3. Administrative Barriers
In order to apply for restoration of Vietnamese nationality, a person must submit the judicial record issued by the provincial Department of Justice of the province where he or she is residing or to the diplomatic representative office in the foreign country where he or she is residing. However, while the legislation on judicial records sets out the procedures for Vietnamese or foreign nationals to obtain the judicial records from competent Vietnamese authorities, there is no guidance on how a stateless person can do so, presenting a barrier for stateless persons to restore their Vietnamese nationality.

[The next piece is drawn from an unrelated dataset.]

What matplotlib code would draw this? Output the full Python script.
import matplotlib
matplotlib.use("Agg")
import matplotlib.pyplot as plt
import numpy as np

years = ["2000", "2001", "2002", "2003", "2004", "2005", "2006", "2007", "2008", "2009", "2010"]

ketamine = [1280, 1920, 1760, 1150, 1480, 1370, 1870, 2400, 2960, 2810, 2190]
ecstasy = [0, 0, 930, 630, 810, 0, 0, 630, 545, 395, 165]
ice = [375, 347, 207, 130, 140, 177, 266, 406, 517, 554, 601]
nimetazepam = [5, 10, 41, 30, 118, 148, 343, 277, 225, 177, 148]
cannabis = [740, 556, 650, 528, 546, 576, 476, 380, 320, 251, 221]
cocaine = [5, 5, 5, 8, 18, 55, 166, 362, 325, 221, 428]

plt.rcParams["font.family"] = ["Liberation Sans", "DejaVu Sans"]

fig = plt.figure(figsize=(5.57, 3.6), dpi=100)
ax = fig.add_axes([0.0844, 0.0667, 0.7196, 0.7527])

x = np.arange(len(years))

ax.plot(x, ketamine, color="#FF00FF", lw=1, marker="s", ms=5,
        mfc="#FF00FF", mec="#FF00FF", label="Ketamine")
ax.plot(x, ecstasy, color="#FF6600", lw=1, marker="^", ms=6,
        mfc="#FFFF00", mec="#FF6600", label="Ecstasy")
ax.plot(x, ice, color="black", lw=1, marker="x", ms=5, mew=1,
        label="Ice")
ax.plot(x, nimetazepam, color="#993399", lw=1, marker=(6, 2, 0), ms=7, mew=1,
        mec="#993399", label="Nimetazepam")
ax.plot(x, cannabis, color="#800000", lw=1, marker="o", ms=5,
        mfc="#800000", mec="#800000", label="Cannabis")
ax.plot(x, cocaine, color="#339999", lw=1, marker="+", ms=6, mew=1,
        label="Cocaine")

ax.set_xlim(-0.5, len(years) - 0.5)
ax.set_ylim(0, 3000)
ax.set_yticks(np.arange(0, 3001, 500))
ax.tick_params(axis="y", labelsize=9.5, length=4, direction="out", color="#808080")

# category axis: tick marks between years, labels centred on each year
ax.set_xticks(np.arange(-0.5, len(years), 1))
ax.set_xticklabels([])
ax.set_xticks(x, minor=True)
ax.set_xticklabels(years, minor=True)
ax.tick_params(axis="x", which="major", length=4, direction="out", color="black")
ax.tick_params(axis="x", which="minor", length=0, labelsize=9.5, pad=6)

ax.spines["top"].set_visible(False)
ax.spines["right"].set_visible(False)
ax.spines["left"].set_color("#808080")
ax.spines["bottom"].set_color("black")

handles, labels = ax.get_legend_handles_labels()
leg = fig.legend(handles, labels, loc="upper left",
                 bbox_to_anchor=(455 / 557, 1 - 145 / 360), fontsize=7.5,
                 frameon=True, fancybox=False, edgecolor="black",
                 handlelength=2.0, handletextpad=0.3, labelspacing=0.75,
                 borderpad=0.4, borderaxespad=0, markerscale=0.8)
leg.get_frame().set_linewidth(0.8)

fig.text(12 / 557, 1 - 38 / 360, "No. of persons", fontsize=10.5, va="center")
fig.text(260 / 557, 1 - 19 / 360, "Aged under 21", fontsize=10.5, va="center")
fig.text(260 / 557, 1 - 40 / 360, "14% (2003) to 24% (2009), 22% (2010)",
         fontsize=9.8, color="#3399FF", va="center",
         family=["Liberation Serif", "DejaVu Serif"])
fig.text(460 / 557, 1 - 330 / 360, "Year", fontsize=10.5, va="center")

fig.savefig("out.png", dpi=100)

A birth certificate, people’s identity card, or a Vietnamese passport may be used to certify Vietnamese citizenship. Children cannot access education in Viet Nam without a birth certificate. While Viet Nam’s birth registration rate is high, at 98%, some groups experience disproportionately low birth registration. Those at risk of non-registration (and, in turn, at risk of statelessness) in Viet Nam include children born in remote areas, children born to ethnic and religious minorities, street children in urban areas, undocumented migrant families who are not registered under the “household registration system”, children born out of wedlock (especially to parents under the legal age for marriage), children born to two older siblings due to the unofficial “two-child policy” and associated social stigma, and children with undetermined nationality.
Ethnic H’mong communities continue to face administrative barriers to accessing civil registration documents and citizenship with reports of discriminatory applications of policy among these communities. It has been reported that the denial of documentation and the implementation of administrative barriers have been utilized to discriminate against ethnic H’mong on the ground of their conversion to Christian faith and to deny as many 10,000 ethnic H’mong citizenship. Without access to civil registration, these groups largely do not have the documentation required to prove their identity or nationality or access basic human rights and services.